Errors when embedding Presto inside of Python strings
Almost all of the SQL I write is inside of python data pipelines, using Spark and Presto flavoured syntax.
So my queries are written like
SqlQuery(
select="""
WITH users_in_threads AS (
SELECT
id,
FROM {THREAD_TABLE}
CROSS JOIN UNNEST(userid_array) AS t (userid)
)
SELECT
userid,
MAP_AGG(id, name) AS names,
COUNT() AS cnt
FROM {USERS_TABLE}
GROUP BY
1
"""
)
When using tree-sitter-sql via neovim, I extended it to also capture the content inside of these strings via an injection.
; extends
(string
(string_content) @injection.content
(#vim-match? @injection.content "^\w*SELECT|FROM|INNER|JOIN|UNION|WHERE|CREATE|DROP|INSERT|UPDATE|ALTER|WITH.*$")

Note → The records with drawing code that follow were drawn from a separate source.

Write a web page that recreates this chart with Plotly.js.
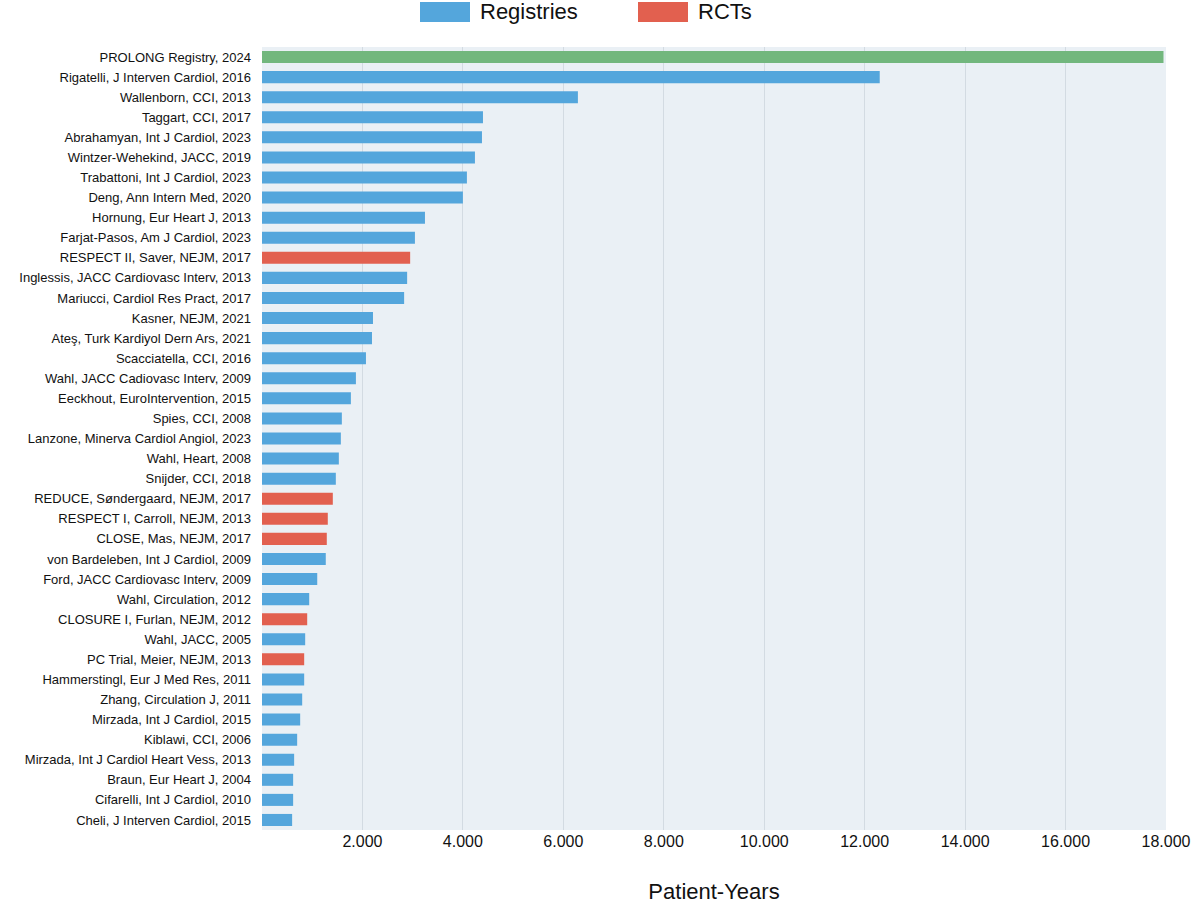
<!DOCTYPE html>
<html>
<head>
<meta charset="utf-8">
<script src="https://cdn.plot.ly/plotly-3.0.1.min.js"></script>
<style>body{margin:0;background:#fff}</style>
</head>
<body>
<div id="chart" style="width:1200px;height:904px"></div>
<script>
// studies top to bottom
const studies = ["PROLONG Registry, 2024", "Rigatelli, J Interven Cardiol, 2016", "Wallenborn, CCI, 2013", "Taggart, CCI, 2017",
  "Abrahamyan, Int J Cardiol, 2023", "Wintzer-Wehekind, JACC, 2019", "Trabattoni, Int J Cardiol, 2023", "Deng, Ann Intern Med, 2020",
  "Hornung, Eur Heart J, 2013", "Farjat-Pasos, Am J Cardiol, 2023", "RESPECT II, Saver, NEJM, 2017", "Inglessis, JACC Cardiovasc Interv, 2013",
  "Mariucci, Cardiol Res Pract, 2017", "Kasner, NEJM, 2021", "Ateş, Turk Kardiyol Dern Ars, 2021", "Scacciatella, CCI, 2016",
  "Wahl, JACC Cadiovasc Interv, 2009", "Eeckhout, EuroIntervention, 2015", "Spies, CCI, 2008", "Lanzone, Minerva Cardiol Angiol, 2023",
  "Wahl, Heart, 2008", "Snijder, CCI, 2018", "REDUCE, Søndergaard, NEJM, 2017", "RESPECT I, Carroll, NEJM, 2013",
  "CLOSE, Mas, NEJM, 2017", "von Bardeleben, Int J Cardiol, 2009", "Ford, JACC Cardiovasc Interv, 2009", "Wahl, Circulation, 2012",
  "CLOSURE I, Furlan, NEJM, 2012", "Wahl, JACC, 2005", "PC Trial, Meier, NEJM, 2013", "Hammerstingl, Eur J Med Res, 2011",
  "Zhang, Circulation J, 2011", "Mirzada, Int J Cardiol, 2015", "Kiblawi, CCI, 2006", "Mirzada, Int J Cardiol Heart Vess, 2013",
  "Braun, Eur Heart J, 2004", "Cifarelli, Int J Cardiol, 2010", "Cheli, J Interven Cardiol, 2015"];
const patientYears = [17950, 12300, 6290, 4400, 4380, 4240, 4080, 4000, 3245, 3045, 2950, 2890, 2830, 2210, 2190, 2070,
  1870, 1770, 1590, 1570, 1530, 1470, 1410, 1310, 1290, 1270, 1100, 940, 900, 860, 840, 840, 800, 760, 700, 640, 620, 620, 600];
// 'P' = PROLONG, 'R' = registry, 'T' = RCT
const studyType = ["P","R","R","R","R","R","R","R","R","R","T","R","R","R","R","R","R","R","R","R","R","R","T","T","T","R","R","R","T","R","T","R","R","R","R","R","R","R","R"];
const tickVals = [2000, 4000, 6000, 8000, 10000, 12000, 14000, 16000, 18000];
const tickText = ["2.000", "4.000", "6.000", "8.000", "10.000", "12.000", "14.000", "16.000", "18.000"];
const legendNames = ["Registries", "RCTs"];

const BLUE = '#54a6dc', RED = '#e2604f', GREEN = '#72b77d';

function pick(t){
  const y = [], x = [];
  studies.forEach((s, i) => { if (studyType[i] == t) { y.push(s); x.push(patientYears[i]); } });
  return {x, y};
}
function trace(t, name, color){
  const d = pick(t);
  return {type: 'bar', orientation: 'h', x: d.x, y: d.y, name: name, width: 0.6,
    marker: {color: color}, showlegend: false, hoverinfo: 'x+y'};
}

const data = [
  trace('R', legendNames[0], BLUE),
  trace('T', legendNames[1], RED),
  trace('P', 'PROLONG', GREEN)
];

// legend drawn by hand so the swatches can be large like the reference
const px = (p) => (p - 262) / 904;
const py = (p) => 1 + (47 - p) / 783;
const shapes = [
  {type: 'rect', xref: 'paper', yref: 'paper', x0: px(420), x1: px(470), y0: py(22), y1: py(2), fillcolor: BLUE, line: {width: 0}},
  {type: 'rect', xref: 'paper', yref: 'paper', x0: px(638), x1: px(688), y0: py(22), y1: py(2), fillcolor: RED, line: {width: 0}}
];
const annotations = [
  {xref: 'paper', yref: 'paper', x: px(478), y: py(12), xanchor: 'left', yanchor: 'middle', text: legendNames[0], showarrow: false, font: {size: 22}},
  {xref: 'paper', yref: 'paper', x: px(696), y: py(12), xanchor: 'left', yanchor: 'middle', text: legendNames[1], showarrow: false, font: {size: 22}}
];

const layout = {
  width: 1200, height: 904,
  margin: {l: 262, r: 34, t: 47, b: 74},
  barmode: 'overlay',
  plot_bgcolor: '#eaf0f5', paper_bgcolor: '#ffffff',
  font: {family: 'Liberation Sans, Arial, sans-serif', color: '#111', size: 13},
  showlegend: false,
  shapes: shapes, annotations: annotations,
  xaxis: {range: [0, 18000], tickvals: tickVals, ticktext: tickText, gridcolor: '#d3dbe2',
    zeroline: false, showline: false, tickfont: {size: 16}, ticks: '', automargin: false,
    title: {text: 'Patient-Years', font: {size: 22}, standoff: 34}},
  yaxis: {categoryorder: 'array', categoryarray: studies, automargin: false,
    showgrid: false, ticks: '', tickfont: {size: 13}, ticklabelstandoff: 10, range: [studies.length - 0.5, -0.5]}
};

Plotly.newPlot('chart', data, layout, {displayModeBar: false});
</script>
</body>
</html>
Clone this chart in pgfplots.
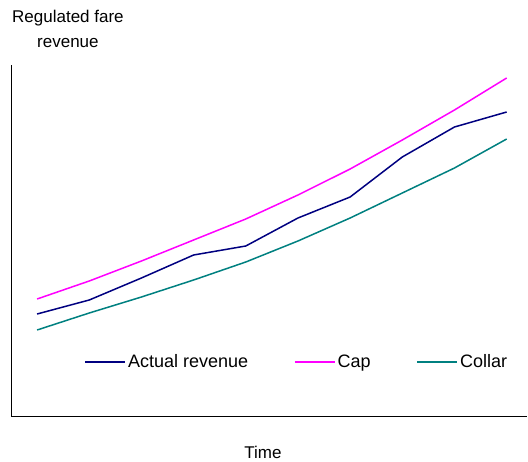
\documentclass[border=0pt]{standalone}
\usepackage{fontspec}
\setmainfont{Liberation Sans}
\usepackage{pgfplots}
\pgfplotsset{compat=1.18}
\definecolor{actualc}{RGB}{0,0,128}
\definecolor{capc}{RGB}{255,0,255}
\definecolor{collarc}{RGB}{0,128,128}
\begin{document}
\begin{tikzpicture}
\begin{axis}[
  name=ax,
  scale only axis,
  width=516pt, height=351pt,
  xmin=-0.5, xmax=9.39, ymin=0, ymax=351,
  axis x line=bottom, axis y line=left,
  axis line style={-, black, line width=1pt},
  xtick=\empty, ytick=\empty,
  clip=false,
  legend columns=3,
  legend style={draw=none, fill=none, at={(rel axis cs:0.554,0.154)}, anchor=center,
    font=\fontsize{18}{21}\selectfont,
    /tikz/every even column/.append style={column sep=44pt}},
  legend image code/.code={\draw[#1] (0pt,0pt) -- (40pt,0pt);},
]
\addplot[actualc, line width=1.5pt] coordinates {
 (0,102) (1,116) (2,138) (3,161) (4,170) (5,198) (6,219) (7,259) (8,289) (9,304)};
\addlegendentry{Actual revenue}
\addplot[capc, line width=1.5pt] coordinates {
 (0,117) (1,135) (2,155) (3,176) (4,197) (5,221) (6,247) (7,276) (8,306) (9,338)};
\addlegendentry{Cap}
\addplot[collarc, line width=1.5pt] coordinates {
 (0,86) (1,103) (2,119) (3,136) (4,154) (5,175) (6,198) (7,223) (8,248) (9,277)};
\addlegendentry{Collar}
\end{axis}
\path (ax.south west) ++(-11pt,-45pt) coordinate (bbA);
\path (ax.north east) ++(1pt,65pt) coordinate (bbB);
\path (bbA) rectangle (bbB);
\node[anchor=base west, inner sep=0pt, font=\fontsize{17}{20}\selectfont] at ([shift={(1pt,42pt)}]ax.north west) {Regulated fare};
\node[anchor=base west, inner sep=0pt, font=\fontsize{17}{20}\selectfont] at ([shift={(26pt,17pt)}]ax.north west) {revenue};
\node[anchor=base, inner sep=0pt, font=\fontsize{17}{20}\selectfont] at ([shift={(252pt,-42pt)}]ax.south west) {Time};
\end{tikzpicture}
\end{document}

(#set! injection.language "sql"))
This "works", using :InspectTree I can see it correctly captures SELECT/WITH statement, but once it gets to the python string interpolation FROM {THREAD_TABLE}, the parser errors.
This is quite a crazy use-case, but wondered if there is anything that can be done to make the parser looser in this context so it at least does not error out?
I do a similar thing but with Ruby e.g.
sql = <<~SQL
SELECT *
FROM table
WHERE id = %{id}
SQL
unfortunately there isn't a good way to make the parser recover gracefully since it's not actually valid SQL syntax. Tree-sitter should recover most of the time and not make things look completely broken but I have the occasional query where that's not the case.
Makes sense!
Due to the compilation steps of tree-sitter-sql, I take it there's no easy way for me to locally extend the definitions? As this is the only way I ever interact with SQL, I am OK (in my local version) introducing the concept of {PYTHON_VARIABLE} to the SQL syntax.
I think you'd have to fork the repo to extend the parser in that way. It's like not too hard, you could just add the curly brace ({}) characters to the identifier node and that might be enough.
https://github.com/DerekStride/tree-sitter-sql/blob/c649cb98ca91c660ba8a015aa1fcfc53b859b951/grammar.js#L3484
I was wondering if it would not be possible to have recursive injections. I mean nvim-treesitter knows that the embedded code is SQL, so why not apply the query for injections there as well.